Madonna hasn’t sold 15 million copies of anything in a very, very long time:
the handy chart accompanying the article shows all her albums since 1991 selling
somewhere between 700,000 and 3.8 million units (1998’s Ray of Light).
But how much money does a record label make on a per-album-sold basis? It’s
certainly decreasing:
When EMI’s subsidiary Virgin put out the Spice Girls debut album in 1996,
it sold for around £13 in Britain, from which the company cleared more
than £5 in profit. New CDs now seldom cost more than £9, from
which the label can expect to make £2, if it is lucky.

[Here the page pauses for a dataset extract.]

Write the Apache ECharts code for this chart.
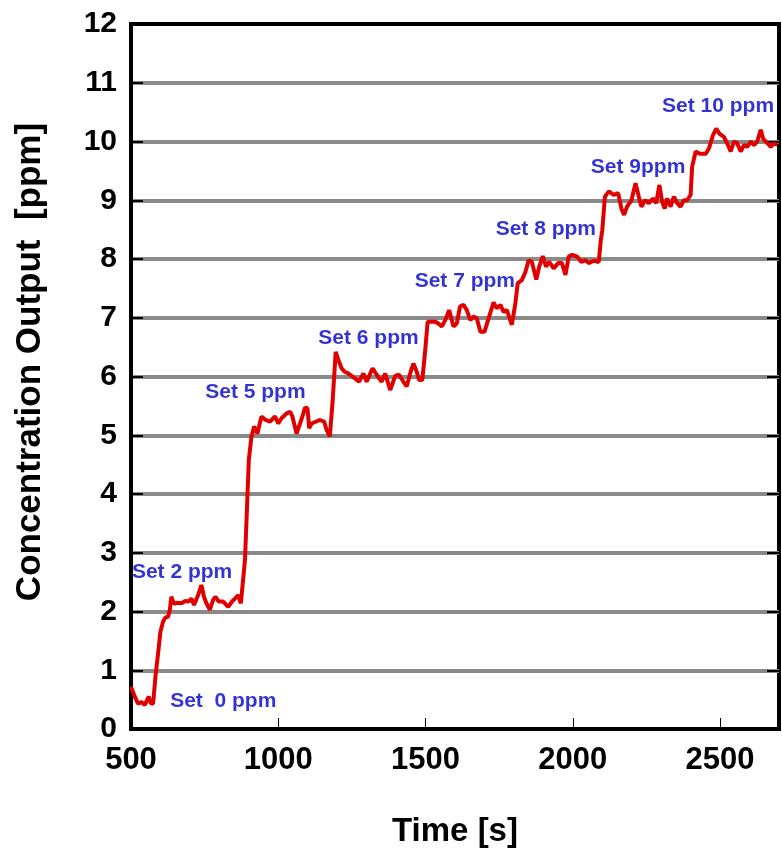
<!DOCTYPE html>
<html>
<head>
<meta charset="utf-8">
<script src="https://cdn.jsdelivr.net/npm/echarts@6/dist/echarts.min.js"></script>
<style>html,body{margin:0;padding:0;background:#fff}#c{width:782px;height:853px}</style>
</head>
<body>
<div id="c"></div>
<script>
var timeS = [500,513,524,535,547,560,567,575,583,592,600,609,617,626,632,637,646,657,671,684,696,705,714,728,739,748,756,768,779,787,798,813,830,843,853,864,873,878,887,
900,909,918,929,943,957,972,989,1000,1011,1028,1040,1048,1062,1074,1082,1091,1099,1105,1113,1127,1142,1156,1164,1175,1184,1195,
1204,1215,1226,1238,1249,1260,1274,1289,1300,1320,1334,1351,1363,1380,1397,1410,1425,1436,1451,1459,1470,1478,1489,1499,1507,
1516,1533,1544,1555,1567,1580,1595,1606,1617,1629,1640,1652,1663,1674,1686,1700,1714,1731,1742,1754,1765,1776,1793,1805,1813,
1827,1839,1850,1861,1876,1886,1898,1909,1920,1935,1950,1963,1975,1986,1998,2015,2029,2043,2054,2071,2088,2095,2100,2109,
2122,2139,2154,2165,2174,2184,2199,2213,2224,2233,2245,2258,2272,2283,2294,2303,2312,2320,2332,2343,2354,2366,2377,2388,2400,2405,
2417,2431,2451,2462,2476,2487,2498,2513,2524,2536,2547,2558,2570,2581,2592,2604,2615,2626,2638,2646,2661,2672,2683,2694];
var concPpm = [0.72,0.55,0.43,0.46,0.41,0.55,0.44,0.43,0.89,1.29,1.66,1.83,1.90,1.91,2.03,2.25,2.13,2.15,2.14,2.18,2.17,2.22,2.11,2.28,2.45,2.25,2.14,2.03,2.20,2.25,2.17,2.17,2.08,2.17,2.22,2.28,2.14,2.14,2.88,
4.58,4.98,5.15,5.03,5.32,5.26,5.23,5.32,5.20,5.29,5.37,5.40,5.32,5.03,5.20,5.32,5.47,5.46,5.12,5.20,5.23,5.26,5.23,5.09,4.98,5.54,6.42,
6.28,6.14,6.08,6.05,6.01,5.97,5.91,6.05,5.91,6.14,6.03,5.91,6.05,5.77,6.01,6.03,5.91,5.83,6.11,6.22,6.08,5.94,5.94,6.45,6.93,
6.93,6.93,6.90,6.85,6.96,7.13,6.85,6.90,7.19,7.22,7.13,6.96,7.02,6.99,6.76,6.76,6.99,7.26,7.16,7.22,7.10,7.13,6.88,7.25,7.59,
7.64,7.78,7.98,7.95,7.65,7.87,8.05,7.87,7.95,7.84,7.93,7.93,7.73,8.04,8.07,8.04,7.95,7.98,7.93,7.97,7.95,8.32,8.49,9.06,
9.15,9.09,9.12,8.86,8.75,8.89,9.00,9.29,9.06,8.89,9.00,8.95,9.03,8.95,9.26,8.98,8.86,9.03,8.89,9.06,8.95,8.89,9.00,9.00,9.09,9.57,
9.83,9.79,9.79,9.88,10.11,10.22,10.13,10.08,9.97,9.83,10.00,9.97,9.83,9.94,9.91,10.00,9.94,10.00,10.20,10.05,9.97,9.91,9.97,9.94];

var noteText = ['Set  0 ppm','Set 2 ppm','Set 5 ppm','Set 6 ppm','Set 7 ppm','Set 8 ppm','Set 9ppm','Set 10 ppm'];
var noteTime = [633,503,752,1136,1463,1738,2061,2303];
var noteConc = [0.48,2.67,5.74,6.66,7.63,8.51,9.57,10.60];

var xTicks = [500,1000,1500,2000,2500];
var yTitle = 'Concentration Output  [ppm]';
var xTitle = 'Time [s]';

var lineData = timeS.map(function(t,i){return [t, concPpm[i]];});
var noteData = noteText.map(function(s,i){return {name:s, value:[noteTime[i], noteConc[i]]};});

var FONT = 'Liberation Sans, Arial, sans-serif';
var chart = echarts.init(document.getElementById('c'), null, {renderer:'canvas'});
chart.setOption({
  animation:false,
  backgroundColor:'#fff',
  grid:{left:131,right:2,top:24,bottom:124,show:true,borderColor:'#000',borderWidth:4,backgroundColor:'transparent'},
  graphic:[{
    type:'text',x:30,y:362,rotation:Math.PI/2,
    style:{text:yTitle,fontFamily:FONT,fontWeight:'bold',fontSize:35,fill:'#000',align:'center',verticalAlign:'middle'}
  }],
  xAxis:{
    type:'value',min:500,max:2700,interval:500,
    name:xTitle,nameLocation:'middle',nameGap:86,
    nameTextStyle:{fontFamily:FONT,fontWeight:'bold',fontSize:33,color:'#000'},
    axisLine:{show:true,lineStyle:{color:'#000',width:4}},
    axisTick:{show:true,inside:true,length:11,lineStyle:{color:'#000',width:1}},
    axisLabel:{margin:16,fontFamily:FONT,fontWeight:'bold',fontSize:31,color:'#000',
      formatter:function(v){return xTicks.indexOf(v)>=0?String(v):'';}},
    splitLine:{show:false}
  },
  yAxis:[{
    type:'value',min:0,max:12,interval:1,
    axisLine:{show:true,lineStyle:{color:'#000',width:4}},
    axisTick:{show:true,inside:true,length:12,lineStyle:{color:'#000',width:2}},
    axisLabel:{margin:14,fontFamily:FONT,fontWeight:'bold',fontSize:30,color:'#000'},
    splitLine:{show:true,showMinLine:false,showMaxLine:false,lineStyle:{color:'#8a8a8a',width:4,type:'solid'}}
  },{
    type:'value',min:0,max:12,interval:1,position:'right',
    axisLine:{show:false},
    axisTick:{show:true,inside:true,length:12,lineStyle:{color:'#000',width:2}},
    axisLabel:{show:false},splitLine:{show:false}
  }],
  series:[{
    type:'line',data:lineData,showSymbol:false,symbol:'none',
    lineStyle:{color:'#e00000',width:4},z:3
  },{
    type:'scatter',data:noteData,symbolSize:0,z:4,
    label:{show:true,formatter:'{b}',position:'inside',align:'left',verticalAlign:'middle',
      fontFamily:FONT,fontWeight:'bold',fontSize:21,color:'#0000c8'}
  }]
});
</script>
</body>
</html>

Let’s say that Madonna’s next three albums will sell for an average of $10
apiece, of which the label will receive $2. Then to make back $60 million, Madonna
will have to sell 30 million albums overall, which isn’t quite 15 million per
album, but is certainly much more than she’s been selling over the past few
years.
But here’s the thing: the $60 million is an advance against Madonna’s own
royalties on the albums. Let’s say that Madonna herself gets $3 for each
album sold. Live Nation would then keep $5, not $2, from every album sale until
20 million albums had been sold. At that rate, it makes its $60 million back
not after 30 million albums but rather after only 12 million albums. And the
more generous that Live Nation is being with Madonna’s royalties, the lower
that number becomes.
In order for the WSJ’s number to be true, Madonna and Live Nation between them
would have to end up making just $1.33 per album sold. I understand that profits
are being squeezed in the music business, but that number does seem ridiculously
low: you could follow Radiohead’s lead and just give the albums away on the
web and make more money than that.
Update: I missed that the WSJ chart was only for
US units sold, not global units sold. That makes an enormous difference: her
2005 album "Confessions on a Dance Floor", for instance sold only
1.6 million units domestically, but moved 11 million units globally.
Still, the mathematics remains, and I remain suspicious of the WSJ’s claim that
Live Nation will need to sell 45 million albums before making back its investment.